INFORMATION PROVIDED →
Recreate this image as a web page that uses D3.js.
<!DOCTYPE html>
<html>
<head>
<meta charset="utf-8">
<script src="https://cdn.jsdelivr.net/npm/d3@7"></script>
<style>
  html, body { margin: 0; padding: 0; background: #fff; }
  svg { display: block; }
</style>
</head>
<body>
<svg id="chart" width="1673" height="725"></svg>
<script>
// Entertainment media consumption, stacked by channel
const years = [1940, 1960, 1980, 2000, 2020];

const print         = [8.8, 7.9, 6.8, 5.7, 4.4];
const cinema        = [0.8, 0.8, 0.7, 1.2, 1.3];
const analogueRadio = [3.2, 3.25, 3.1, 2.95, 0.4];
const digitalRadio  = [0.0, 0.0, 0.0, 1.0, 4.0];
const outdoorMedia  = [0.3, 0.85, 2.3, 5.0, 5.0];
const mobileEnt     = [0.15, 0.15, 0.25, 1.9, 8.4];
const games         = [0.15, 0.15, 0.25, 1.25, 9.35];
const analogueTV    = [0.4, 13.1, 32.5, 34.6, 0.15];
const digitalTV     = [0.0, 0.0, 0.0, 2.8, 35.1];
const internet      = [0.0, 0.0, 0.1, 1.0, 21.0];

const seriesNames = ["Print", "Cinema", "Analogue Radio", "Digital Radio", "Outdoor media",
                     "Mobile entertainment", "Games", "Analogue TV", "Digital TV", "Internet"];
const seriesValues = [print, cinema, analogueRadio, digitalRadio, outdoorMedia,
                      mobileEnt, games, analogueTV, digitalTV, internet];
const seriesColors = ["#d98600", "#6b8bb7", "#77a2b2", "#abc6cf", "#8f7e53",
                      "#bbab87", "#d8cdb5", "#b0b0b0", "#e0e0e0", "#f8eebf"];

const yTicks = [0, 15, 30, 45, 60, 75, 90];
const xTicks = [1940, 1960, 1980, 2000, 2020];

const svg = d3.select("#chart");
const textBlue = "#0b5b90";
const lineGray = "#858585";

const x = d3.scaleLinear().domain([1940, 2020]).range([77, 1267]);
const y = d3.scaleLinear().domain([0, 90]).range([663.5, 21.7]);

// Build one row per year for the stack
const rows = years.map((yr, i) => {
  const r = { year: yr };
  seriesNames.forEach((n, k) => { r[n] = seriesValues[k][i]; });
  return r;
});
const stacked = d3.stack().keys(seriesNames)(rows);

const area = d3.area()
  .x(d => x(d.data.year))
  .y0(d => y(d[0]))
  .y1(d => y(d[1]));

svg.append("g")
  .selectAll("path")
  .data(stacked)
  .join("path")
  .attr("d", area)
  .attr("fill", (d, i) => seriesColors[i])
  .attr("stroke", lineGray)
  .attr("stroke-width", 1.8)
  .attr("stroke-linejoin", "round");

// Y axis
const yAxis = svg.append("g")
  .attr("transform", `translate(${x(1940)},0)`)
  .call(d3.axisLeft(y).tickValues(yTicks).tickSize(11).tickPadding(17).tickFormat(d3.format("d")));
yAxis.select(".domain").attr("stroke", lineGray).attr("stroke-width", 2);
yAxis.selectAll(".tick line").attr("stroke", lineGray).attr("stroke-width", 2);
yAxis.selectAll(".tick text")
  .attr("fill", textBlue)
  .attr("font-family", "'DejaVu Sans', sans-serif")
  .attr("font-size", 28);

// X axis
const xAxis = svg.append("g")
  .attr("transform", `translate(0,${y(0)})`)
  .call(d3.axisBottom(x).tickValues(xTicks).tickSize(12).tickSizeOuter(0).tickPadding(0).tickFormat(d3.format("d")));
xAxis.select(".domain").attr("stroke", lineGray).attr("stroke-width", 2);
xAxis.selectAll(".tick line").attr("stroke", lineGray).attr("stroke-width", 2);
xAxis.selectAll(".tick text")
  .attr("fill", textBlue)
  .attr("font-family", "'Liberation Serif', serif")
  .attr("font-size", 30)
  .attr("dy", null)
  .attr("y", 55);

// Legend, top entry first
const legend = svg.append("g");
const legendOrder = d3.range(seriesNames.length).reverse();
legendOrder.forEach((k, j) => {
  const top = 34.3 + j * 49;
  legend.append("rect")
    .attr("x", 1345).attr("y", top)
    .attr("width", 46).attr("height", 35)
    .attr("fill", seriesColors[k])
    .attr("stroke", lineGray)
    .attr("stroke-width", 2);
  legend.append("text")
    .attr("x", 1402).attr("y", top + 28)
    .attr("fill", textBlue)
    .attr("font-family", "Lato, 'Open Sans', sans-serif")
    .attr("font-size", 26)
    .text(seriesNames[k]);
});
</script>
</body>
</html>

WHAT YOU ARE ASKED TO DO →
Print the material above verbatim, first line through the line containing "0.1, 1.0, 21.0];", both included.

FINAL ANSWER →
Recreate this image as a web page that uses D3.js.
<!DOCTYPE html>
<html>
<head>
<meta charset="utf-8">
<script src="https://cdn.jsdelivr.net/npm/d3@7"></script>
<style>
  html, body { margin: 0; padding: 0; background: #fff; }
  svg { display: block; }
</style>
</head>
<body>
<svg id="chart" width="1673" height="725"></svg>
<script>
// Entertainment media consumption, stacked by channel
const years = [1940, 1960, 1980, 2000, 2020];

const print         = [8.8, 7.9, 6.8, 5.7, 4.4];
const cinema        = [0.8, 0.8, 0.7, 1.2, 1.3];
const analogueRadio = [3.2, 3.25, 3.1, 2.95, 0.4];
const digitalRadio  = [0.0, 0.0, 0.0, 1.0, 4.0];
const outdoorMedia  = [0.3, 0.85, 2.3, 5.0, 5.0];
const mobileEnt     = [0.15, 0.15, 0.25, 1.9, 8.4];
const games         = [0.15, 0.15, 0.25, 1.25, 9.35];
const analogueTV    = [0.4, 13.1, 32.5, 34.6, 0.15];
const digitalTV     = [0.0, 0.0, 0.0, 2.8, 35.1];
const internet      = [0.0, 0.0, 0.1, 1.0, 21.0];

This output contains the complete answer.